**Records for this task**:
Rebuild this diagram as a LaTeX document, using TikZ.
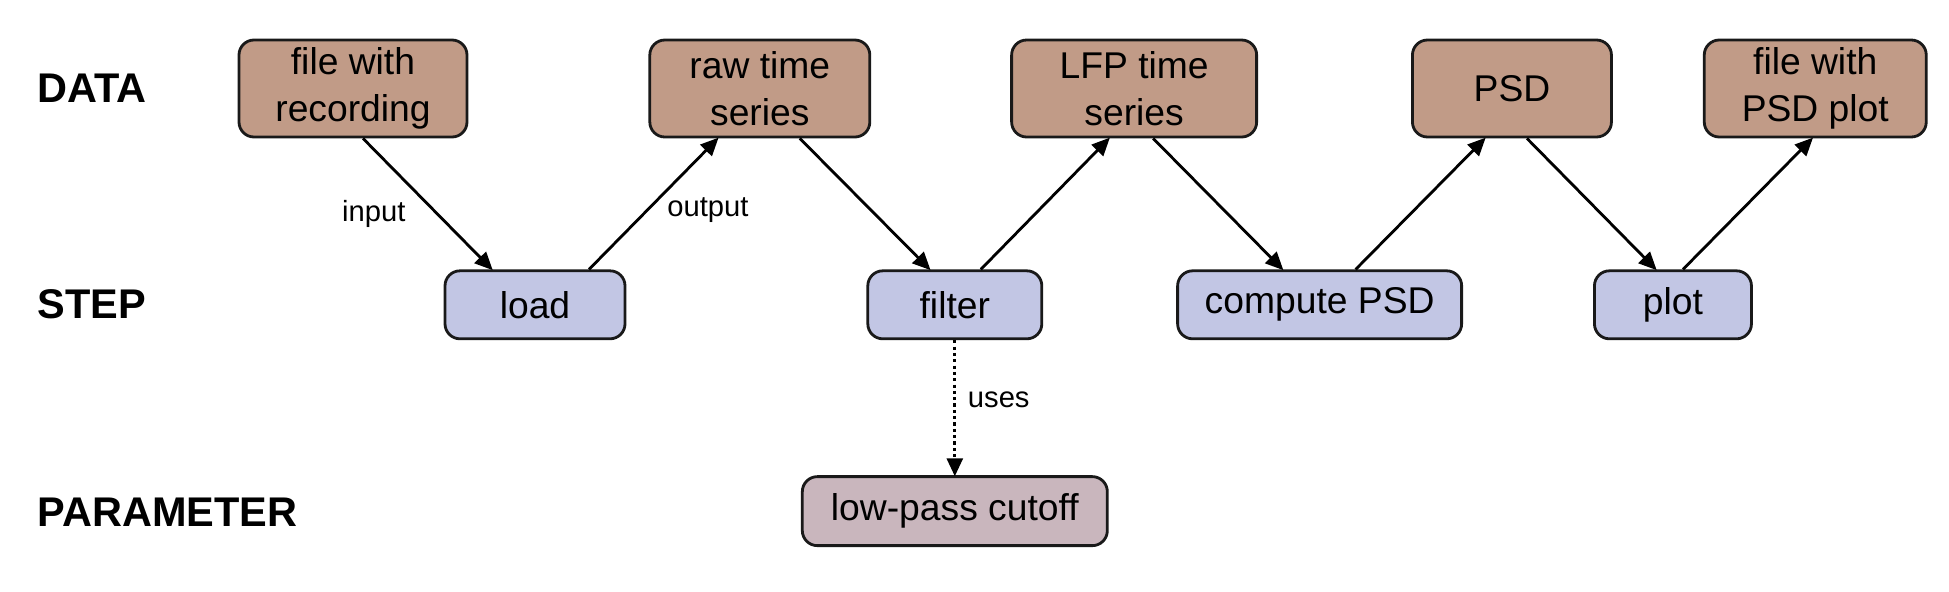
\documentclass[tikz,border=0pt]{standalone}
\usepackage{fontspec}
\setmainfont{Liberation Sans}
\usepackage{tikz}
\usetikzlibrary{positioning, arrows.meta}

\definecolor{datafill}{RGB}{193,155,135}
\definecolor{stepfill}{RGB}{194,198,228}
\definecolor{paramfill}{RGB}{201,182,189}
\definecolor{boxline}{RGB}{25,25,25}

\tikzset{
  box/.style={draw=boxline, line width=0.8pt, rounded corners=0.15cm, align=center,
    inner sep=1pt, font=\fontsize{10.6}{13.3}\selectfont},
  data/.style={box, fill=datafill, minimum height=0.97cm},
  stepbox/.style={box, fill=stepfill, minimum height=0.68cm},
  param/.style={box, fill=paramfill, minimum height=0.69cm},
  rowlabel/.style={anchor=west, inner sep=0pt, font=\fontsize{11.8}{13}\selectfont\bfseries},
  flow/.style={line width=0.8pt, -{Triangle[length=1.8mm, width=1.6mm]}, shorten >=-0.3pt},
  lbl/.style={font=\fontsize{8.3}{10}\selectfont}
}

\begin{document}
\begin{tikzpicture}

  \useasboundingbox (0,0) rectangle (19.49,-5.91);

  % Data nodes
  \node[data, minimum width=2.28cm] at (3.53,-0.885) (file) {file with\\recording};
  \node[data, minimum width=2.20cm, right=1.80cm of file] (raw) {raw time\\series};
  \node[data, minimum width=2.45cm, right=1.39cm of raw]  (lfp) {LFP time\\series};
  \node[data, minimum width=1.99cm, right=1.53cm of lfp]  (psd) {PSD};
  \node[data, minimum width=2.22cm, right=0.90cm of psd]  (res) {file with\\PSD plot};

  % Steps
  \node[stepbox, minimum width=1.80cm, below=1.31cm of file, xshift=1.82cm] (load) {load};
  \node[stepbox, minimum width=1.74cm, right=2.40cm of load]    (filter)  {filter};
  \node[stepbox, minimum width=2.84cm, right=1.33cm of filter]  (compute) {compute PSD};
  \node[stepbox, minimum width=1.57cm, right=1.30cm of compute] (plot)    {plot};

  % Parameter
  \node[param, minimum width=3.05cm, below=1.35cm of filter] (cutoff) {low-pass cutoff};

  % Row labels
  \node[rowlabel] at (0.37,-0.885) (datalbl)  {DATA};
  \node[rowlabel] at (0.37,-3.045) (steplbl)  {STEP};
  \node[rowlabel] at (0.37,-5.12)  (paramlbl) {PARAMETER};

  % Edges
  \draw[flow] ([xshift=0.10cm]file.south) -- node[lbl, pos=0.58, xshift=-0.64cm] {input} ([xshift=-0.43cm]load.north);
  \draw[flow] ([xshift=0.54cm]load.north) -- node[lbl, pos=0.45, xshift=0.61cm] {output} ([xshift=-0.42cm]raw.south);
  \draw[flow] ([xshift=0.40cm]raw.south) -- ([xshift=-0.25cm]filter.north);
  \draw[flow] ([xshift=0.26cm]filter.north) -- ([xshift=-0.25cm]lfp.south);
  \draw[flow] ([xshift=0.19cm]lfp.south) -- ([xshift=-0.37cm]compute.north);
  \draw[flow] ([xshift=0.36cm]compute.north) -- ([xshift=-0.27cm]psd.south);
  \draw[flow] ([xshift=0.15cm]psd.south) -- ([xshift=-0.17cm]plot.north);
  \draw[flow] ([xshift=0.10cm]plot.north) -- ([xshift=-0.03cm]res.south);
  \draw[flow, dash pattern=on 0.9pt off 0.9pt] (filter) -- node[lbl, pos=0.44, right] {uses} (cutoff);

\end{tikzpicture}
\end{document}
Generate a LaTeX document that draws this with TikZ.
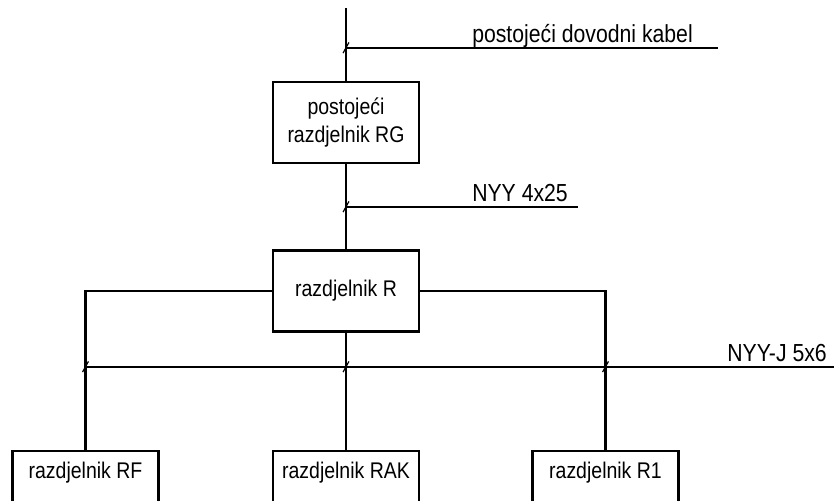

**What to work on**: Include the first line of the records, the line containing "(0,0) rectangle (19.49,-5.91);", and every line between them, repeated exactly. Skip the pictures.

**Solution for this task**:
Rebuild this diagram as a LaTeX document, using TikZ.
\documentclass[tikz,border=0pt]{standalone}
\usepackage{fontspec}
\setmainfont{Liberation Sans}
\usepackage{tikz}
\usetikzlibrary{positioning, arrows.meta}

\definecolor{datafill}{RGB}{193,155,135}
\definecolor{stepfill}{RGB}{194,198,228}
\definecolor{paramfill}{RGB}{201,182,189}
\definecolor{boxline}{RGB}{25,25,25}

\tikzset{
  box/.style={draw=boxline, line width=0.8pt, rounded corners=0.15cm, align=center,
    inner sep=1pt, font=\fontsize{10.6}{13.3}\selectfont},
  data/.style={box, fill=datafill, minimum height=0.97cm},
  stepbox/.style={box, fill=stepfill, minimum height=0.68cm},
  param/.style={box, fill=paramfill, minimum height=0.69cm},
  rowlabel/.style={anchor=west, inner sep=0pt, font=\fontsize{11.8}{13}\selectfont\bfseries},
  flow/.style={line width=0.8pt, -{Triangle[length=1.8mm, width=1.6mm]}, shorten >=-0.3pt},
  lbl/.style={font=\fontsize{8.3}{10}\selectfont}
}

\begin{document}
\begin{tikzpicture}

  \useasboundingbox (0,0) rectangle (19.49,-5.91);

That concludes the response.